This McDonald's-produced video is making the rounds today. In it, a supposed McRib "skeptic" learns that nothing but the most wholesome food goes into McRibs. Or something like that:

So here's the arc of the video: A man retweets a photograph of a frozen McRib patty and basically calls it disgusting. So McDonald's employees show him how they grind pork into a patty and freeze it so it looks exactly like the disgusting frozen patty he was mocking on Twitter, but he decides for some reason that it doesn't look as gross anymore. Then he eats it and thinks it's delicious. End of ad. (Notice nobody asks about the ingredients of the barbecue sauce the pork patty is slathered in, or what the bun is made out of.)

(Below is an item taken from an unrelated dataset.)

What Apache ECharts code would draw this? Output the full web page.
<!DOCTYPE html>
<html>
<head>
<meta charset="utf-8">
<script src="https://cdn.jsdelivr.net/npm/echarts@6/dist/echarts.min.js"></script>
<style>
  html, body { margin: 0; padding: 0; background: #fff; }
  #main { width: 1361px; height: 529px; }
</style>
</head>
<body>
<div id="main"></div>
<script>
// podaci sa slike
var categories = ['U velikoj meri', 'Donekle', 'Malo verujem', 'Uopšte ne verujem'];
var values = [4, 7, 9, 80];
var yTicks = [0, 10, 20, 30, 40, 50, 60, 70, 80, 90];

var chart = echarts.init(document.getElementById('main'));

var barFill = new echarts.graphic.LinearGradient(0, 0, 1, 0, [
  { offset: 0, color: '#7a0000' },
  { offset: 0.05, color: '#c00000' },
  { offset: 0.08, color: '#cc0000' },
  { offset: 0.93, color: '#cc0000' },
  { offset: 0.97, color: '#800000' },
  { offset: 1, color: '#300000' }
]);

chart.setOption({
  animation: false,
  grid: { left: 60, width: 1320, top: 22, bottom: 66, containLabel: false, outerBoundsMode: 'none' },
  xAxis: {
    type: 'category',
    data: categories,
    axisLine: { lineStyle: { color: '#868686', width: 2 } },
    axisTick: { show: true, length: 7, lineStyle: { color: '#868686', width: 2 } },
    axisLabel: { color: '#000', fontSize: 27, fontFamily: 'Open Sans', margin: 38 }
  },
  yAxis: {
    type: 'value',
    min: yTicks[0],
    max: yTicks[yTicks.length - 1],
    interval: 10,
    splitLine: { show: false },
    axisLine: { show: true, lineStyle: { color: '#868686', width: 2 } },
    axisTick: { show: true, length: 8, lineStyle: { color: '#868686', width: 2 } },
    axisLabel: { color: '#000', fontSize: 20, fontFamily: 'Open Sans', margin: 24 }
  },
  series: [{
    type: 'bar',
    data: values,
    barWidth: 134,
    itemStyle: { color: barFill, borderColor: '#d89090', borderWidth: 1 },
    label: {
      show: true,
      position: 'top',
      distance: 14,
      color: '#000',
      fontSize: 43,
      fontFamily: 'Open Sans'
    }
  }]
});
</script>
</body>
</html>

I just don't understand what the point of this video is. McDonald's is actively trying to debunk the worst rumors about their food, which is a maneuver that, to me, reeks of desperation. (People have been making stuff up about McDonald's for decades now. But suddenly, now that McDonald's is financially hurting, they decide to address all these rumors.) Does transparency, seeing where the food comes from, make anyone hungry? The whole farm-to-table trend involves the myth of transparency, but it's really more about storytelling; people want to hear about the chicken's good life, but they want the narrator to skip over the chicken's death. And if McDonald's really wants to be transparent, why didn't this video start at the slaughterhouse?

I'm not a vegan. Hell, I'm not even a vegetarian. But this kind of selective honesty is, to me, worse than institutional silence. A McDonald's that wants to be my buddy is somehow even worse than a McDonald's that wants to shove its sludge down my throat until I die.